Tuesday, September 09, 2008

The ALLI Chronicles (part V of IV) You thought that was the end?

OK, no chitting you! This is the last posting that I posted about ALLI on the other website that I 2-time with... Here's the last of all the ALLI drama...

My weekend escape..., Life without ALLI.
Mar 17 2008, 07:55 AM - Friday night, I was frantically going thru my closet trying on party dresses. Why? you may ask... We'll it's only because I had scored myself an invitation to the BABY SHOWER OF THE CENTURY!!!For those of you NOT in the know. One of Paulding County's premier socialites has managed to get her self knocked up, again. This is going to be her 3rd (and final, so I hear) daughter.

So ofcourse, knowing that this Paulding Diva has MANY friends in high places, I figure that the grub at this shower ought to be OUTSTANDING!!! Hence, the reason why I was madly dashing thru all the party dresses in my closet, looking for my most slimming, casual, but dressy dress.

As I was trying on my lovely (and slimming) afternoon party dresses, ALLI casually looks up from her Cosmopolitian and ask, "So, where do you think you're going"
Me: "Oh ALLI, I've been invited to a babyshower. Can you believe it?"
ALLI: "I hate babyshowers."
Me: "Well...you're not invited."
ALLI: Then you're not invited either."
Me: "But I have to go!!! It's my bestest friends babyshower in the whole wide world."
ALLI: "Actually she's your neighbor's friend, and you were only invite because you grabbed the neighbor's invite out of her hand when Preggo was secretly trying to give her one on the sly."
Me: Details, details! Anyway, I got an invite and I am going."
ALLI: So, what mui-mui do you plan on wearing, fat girl.
Me: Alli, This is not a mui-mui, it's a party dress!"
ALLI: Really, very interesting... Looks like Laura Ashley barfed up a vase of flowers on a table cloth to me."
Me: You're just mad because you're not invited."
ALLI: "Oh, I'm invited be-oitch."
Me: "Um, no you're not.

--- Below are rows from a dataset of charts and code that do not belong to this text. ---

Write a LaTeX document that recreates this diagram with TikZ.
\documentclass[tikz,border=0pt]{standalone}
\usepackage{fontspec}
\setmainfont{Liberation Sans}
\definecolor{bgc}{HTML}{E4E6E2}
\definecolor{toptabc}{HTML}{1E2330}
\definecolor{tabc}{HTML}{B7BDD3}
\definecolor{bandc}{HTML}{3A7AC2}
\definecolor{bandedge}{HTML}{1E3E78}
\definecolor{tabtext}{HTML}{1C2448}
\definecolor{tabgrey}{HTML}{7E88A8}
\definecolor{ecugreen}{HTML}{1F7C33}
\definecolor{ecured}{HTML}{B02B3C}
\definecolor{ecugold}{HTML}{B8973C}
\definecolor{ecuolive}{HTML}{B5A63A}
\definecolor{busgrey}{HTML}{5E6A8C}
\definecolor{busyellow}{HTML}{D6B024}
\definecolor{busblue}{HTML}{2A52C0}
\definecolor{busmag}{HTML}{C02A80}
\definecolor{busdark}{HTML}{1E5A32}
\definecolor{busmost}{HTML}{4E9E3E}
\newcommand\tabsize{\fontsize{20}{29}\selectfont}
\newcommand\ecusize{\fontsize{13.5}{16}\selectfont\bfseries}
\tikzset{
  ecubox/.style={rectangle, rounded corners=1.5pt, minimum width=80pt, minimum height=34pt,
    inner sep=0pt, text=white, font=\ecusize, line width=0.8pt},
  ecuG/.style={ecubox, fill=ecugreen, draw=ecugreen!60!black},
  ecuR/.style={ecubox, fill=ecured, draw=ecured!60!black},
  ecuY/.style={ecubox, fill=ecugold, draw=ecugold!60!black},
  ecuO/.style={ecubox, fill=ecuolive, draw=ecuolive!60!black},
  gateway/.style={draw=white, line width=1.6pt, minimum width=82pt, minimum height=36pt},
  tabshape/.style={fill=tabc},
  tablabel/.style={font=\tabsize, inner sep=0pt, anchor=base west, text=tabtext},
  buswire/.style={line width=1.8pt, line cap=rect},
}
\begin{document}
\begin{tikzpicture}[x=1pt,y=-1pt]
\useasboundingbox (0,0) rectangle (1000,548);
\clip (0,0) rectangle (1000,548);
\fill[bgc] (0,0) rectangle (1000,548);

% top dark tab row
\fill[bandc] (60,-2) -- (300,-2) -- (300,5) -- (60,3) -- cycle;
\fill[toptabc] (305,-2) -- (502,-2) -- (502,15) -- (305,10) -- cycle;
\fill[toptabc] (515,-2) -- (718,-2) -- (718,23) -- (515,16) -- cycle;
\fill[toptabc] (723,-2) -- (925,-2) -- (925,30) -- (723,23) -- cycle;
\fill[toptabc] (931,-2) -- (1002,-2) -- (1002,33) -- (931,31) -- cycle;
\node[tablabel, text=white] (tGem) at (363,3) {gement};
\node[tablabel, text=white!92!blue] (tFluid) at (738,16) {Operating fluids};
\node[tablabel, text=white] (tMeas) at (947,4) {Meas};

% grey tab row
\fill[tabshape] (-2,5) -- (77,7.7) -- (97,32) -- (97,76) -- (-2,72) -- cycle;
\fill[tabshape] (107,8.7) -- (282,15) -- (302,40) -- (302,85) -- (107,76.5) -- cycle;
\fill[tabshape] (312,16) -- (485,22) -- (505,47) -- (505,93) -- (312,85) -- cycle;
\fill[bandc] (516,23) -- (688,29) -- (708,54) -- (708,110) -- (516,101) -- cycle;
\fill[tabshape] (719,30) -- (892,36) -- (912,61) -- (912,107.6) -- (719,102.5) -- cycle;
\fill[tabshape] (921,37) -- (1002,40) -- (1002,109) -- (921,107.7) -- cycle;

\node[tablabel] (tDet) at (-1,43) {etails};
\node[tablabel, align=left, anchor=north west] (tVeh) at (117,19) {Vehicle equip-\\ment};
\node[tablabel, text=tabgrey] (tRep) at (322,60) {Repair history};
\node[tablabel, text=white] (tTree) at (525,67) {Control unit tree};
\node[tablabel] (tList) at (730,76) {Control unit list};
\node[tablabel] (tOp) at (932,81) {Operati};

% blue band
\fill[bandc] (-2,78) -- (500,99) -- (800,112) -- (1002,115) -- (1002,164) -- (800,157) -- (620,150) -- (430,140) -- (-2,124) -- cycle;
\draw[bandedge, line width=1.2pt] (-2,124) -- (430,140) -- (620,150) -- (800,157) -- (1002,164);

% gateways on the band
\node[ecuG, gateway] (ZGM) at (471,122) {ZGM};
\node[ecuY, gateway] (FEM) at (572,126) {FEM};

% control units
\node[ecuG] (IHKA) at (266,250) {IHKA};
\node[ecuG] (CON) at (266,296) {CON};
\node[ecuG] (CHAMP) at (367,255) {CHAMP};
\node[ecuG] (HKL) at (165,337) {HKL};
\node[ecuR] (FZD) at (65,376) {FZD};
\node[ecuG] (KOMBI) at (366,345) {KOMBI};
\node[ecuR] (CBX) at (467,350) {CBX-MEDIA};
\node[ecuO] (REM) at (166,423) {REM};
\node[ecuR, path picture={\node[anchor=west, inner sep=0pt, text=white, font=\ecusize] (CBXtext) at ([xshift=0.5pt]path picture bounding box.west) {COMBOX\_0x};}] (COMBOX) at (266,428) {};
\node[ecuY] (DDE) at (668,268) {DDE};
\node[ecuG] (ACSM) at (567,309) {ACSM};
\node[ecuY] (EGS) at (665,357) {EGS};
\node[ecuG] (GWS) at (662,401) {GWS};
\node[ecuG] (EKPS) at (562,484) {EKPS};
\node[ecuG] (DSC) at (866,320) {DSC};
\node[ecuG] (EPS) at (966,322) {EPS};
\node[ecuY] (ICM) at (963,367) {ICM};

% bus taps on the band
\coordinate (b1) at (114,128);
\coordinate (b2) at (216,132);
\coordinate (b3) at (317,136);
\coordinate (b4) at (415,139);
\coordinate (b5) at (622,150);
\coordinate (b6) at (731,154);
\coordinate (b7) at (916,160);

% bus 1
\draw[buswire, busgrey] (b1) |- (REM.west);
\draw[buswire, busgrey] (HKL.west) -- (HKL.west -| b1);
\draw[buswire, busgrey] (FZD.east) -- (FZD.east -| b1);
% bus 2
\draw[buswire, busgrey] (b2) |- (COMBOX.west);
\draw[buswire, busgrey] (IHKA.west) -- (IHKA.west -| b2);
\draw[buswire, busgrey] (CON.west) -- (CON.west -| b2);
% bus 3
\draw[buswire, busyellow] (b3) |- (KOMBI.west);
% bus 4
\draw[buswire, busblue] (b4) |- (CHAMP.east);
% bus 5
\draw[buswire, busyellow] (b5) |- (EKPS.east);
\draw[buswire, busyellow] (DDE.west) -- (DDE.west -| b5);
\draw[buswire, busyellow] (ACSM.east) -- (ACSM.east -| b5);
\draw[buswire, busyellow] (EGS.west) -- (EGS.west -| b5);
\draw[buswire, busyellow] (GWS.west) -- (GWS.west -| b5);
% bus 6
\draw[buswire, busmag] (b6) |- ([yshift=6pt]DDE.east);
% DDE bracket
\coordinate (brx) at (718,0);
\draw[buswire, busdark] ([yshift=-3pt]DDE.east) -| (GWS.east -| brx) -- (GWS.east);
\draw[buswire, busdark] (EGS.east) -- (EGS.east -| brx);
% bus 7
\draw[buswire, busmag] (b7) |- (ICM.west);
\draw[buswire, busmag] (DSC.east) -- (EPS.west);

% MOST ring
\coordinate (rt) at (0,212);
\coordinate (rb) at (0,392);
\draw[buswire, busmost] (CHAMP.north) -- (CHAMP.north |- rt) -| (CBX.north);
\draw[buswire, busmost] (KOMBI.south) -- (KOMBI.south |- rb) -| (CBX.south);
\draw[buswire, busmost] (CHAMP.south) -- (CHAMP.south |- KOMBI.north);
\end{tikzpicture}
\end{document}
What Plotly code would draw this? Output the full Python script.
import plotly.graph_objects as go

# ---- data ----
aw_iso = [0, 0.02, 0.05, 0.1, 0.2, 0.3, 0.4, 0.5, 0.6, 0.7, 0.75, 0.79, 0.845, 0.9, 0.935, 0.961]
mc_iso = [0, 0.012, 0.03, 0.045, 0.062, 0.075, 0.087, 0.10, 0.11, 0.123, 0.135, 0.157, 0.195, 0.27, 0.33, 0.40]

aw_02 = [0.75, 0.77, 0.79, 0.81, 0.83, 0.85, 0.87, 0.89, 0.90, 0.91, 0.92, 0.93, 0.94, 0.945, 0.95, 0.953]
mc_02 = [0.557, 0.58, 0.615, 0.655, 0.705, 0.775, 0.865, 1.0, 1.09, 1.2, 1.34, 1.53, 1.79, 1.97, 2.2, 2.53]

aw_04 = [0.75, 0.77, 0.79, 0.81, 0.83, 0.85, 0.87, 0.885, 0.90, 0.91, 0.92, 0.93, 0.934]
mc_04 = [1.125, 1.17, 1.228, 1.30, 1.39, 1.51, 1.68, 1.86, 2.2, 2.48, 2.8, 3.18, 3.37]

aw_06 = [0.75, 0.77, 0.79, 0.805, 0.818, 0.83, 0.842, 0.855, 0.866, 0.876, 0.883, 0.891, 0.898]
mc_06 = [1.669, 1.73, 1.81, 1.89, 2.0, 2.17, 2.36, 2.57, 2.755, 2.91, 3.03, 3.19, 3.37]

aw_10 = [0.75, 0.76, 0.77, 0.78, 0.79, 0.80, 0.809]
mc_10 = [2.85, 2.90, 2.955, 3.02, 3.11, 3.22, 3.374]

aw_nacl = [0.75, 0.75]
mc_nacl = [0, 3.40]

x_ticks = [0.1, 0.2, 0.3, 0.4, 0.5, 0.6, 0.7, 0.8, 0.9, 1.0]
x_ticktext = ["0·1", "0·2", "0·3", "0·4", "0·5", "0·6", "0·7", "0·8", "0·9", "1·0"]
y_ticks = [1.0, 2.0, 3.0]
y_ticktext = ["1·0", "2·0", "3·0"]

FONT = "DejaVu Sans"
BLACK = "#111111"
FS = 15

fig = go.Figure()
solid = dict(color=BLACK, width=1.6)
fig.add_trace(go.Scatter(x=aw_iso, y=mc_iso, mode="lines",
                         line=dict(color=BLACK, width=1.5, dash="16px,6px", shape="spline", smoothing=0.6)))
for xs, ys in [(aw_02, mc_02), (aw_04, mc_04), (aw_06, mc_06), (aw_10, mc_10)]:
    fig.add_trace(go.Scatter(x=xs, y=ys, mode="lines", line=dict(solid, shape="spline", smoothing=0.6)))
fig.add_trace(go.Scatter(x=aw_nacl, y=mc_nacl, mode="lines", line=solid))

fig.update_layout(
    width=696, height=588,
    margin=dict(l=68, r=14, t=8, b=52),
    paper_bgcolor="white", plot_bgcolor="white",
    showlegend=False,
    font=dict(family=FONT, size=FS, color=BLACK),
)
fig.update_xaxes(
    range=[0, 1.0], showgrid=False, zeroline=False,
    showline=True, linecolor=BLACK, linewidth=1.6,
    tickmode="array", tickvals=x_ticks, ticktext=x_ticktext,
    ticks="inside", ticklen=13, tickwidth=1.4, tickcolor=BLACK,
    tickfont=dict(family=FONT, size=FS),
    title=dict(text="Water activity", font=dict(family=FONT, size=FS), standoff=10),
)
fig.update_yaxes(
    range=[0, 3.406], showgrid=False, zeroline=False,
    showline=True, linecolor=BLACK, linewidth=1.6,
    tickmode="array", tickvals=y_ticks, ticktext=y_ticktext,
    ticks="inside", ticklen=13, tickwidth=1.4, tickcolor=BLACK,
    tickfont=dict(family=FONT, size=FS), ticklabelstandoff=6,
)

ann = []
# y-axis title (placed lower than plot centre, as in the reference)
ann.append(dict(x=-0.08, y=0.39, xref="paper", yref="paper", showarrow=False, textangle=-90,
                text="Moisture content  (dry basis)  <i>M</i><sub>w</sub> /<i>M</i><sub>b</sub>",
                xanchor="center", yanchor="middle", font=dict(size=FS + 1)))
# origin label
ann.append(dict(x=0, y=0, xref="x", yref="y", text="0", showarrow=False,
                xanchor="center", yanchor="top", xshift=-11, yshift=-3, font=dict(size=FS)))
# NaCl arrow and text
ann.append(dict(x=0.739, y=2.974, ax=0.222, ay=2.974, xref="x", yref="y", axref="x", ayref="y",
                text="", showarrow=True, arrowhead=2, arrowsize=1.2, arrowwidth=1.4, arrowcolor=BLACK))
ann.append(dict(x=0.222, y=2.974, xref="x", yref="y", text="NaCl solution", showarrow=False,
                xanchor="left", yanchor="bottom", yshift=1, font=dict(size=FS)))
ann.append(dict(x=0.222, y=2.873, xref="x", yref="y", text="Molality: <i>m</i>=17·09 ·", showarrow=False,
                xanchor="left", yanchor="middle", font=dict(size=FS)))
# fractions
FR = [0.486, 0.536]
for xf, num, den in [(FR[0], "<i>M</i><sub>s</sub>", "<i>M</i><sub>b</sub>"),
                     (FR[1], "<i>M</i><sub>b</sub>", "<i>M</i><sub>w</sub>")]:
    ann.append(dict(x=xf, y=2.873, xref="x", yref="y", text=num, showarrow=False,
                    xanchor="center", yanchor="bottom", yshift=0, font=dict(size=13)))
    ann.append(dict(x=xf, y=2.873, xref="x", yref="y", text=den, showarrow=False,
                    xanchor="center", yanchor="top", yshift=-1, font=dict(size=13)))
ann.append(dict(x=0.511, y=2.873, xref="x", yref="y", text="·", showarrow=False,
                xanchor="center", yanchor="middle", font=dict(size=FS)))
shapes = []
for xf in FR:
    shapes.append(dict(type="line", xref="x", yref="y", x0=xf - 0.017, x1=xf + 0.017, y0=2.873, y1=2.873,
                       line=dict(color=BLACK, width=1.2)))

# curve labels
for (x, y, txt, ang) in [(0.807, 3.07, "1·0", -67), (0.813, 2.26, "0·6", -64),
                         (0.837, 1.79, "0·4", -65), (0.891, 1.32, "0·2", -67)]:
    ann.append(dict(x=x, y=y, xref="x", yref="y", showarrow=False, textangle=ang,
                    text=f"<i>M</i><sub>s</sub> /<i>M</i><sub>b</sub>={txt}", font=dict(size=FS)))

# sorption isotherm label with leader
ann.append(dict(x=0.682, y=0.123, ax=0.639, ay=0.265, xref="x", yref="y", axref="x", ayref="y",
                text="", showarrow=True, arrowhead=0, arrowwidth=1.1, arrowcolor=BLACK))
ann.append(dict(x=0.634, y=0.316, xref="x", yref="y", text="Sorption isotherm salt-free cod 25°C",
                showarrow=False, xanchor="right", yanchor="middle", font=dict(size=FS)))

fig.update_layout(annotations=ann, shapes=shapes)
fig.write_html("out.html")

You HAVE to have an invitation. It's one person per invitation and I've got the invitation."
ALLI: "It's on."
Me: "Anyway, you know how you get, when I eat. You get all jealous and ALWAYS start a scene! I just can't handle that today!!"
ALLI: "Better wear brown, sista."
Me: "Oh ALLI, it's going to be WONDERFUL!! There's gonna be punch, and cake, and cookies, and cake, and probably easter candy (I pray), and cake. I can't wait." (I say, as I twirl around the room in my lovely party dress and flop on the bed with a dreamy look on my face.)
ALLI: "You really need to get that check up from the neck up."
My son: (Standing outside the door eavedropping) "Mom, are you ok? I thought I heard you talking to someone."

So based on the way ALLI was acting, I thought it'd be best to take a little break for the weekend. (And the fact that the place where I park it, is starting to get very sore from all the action!) So I put ALLI away in a safe place. (Hog-tied with a hanky stuffed in her mouth in the closet.)

Weight Lose as of today -2 pounds....oh well.

Edited to add: Guess who stopped up the toilet at the party, even though she didn't bring HER friend... Ah, long live the curse of ALLI!

Mar 20 2008, 01:59 PM - I've had to break up with ALLI after 5 days. I was losing ALL my friends due to the toxic fumes following me around..Still ALLI reaches her cold dead hand from the grave and grabs me by the colon from time to time...

Good Night Mary! How long does it take to get ALLI out of my system? My body is not designed to 'go' everyday!!!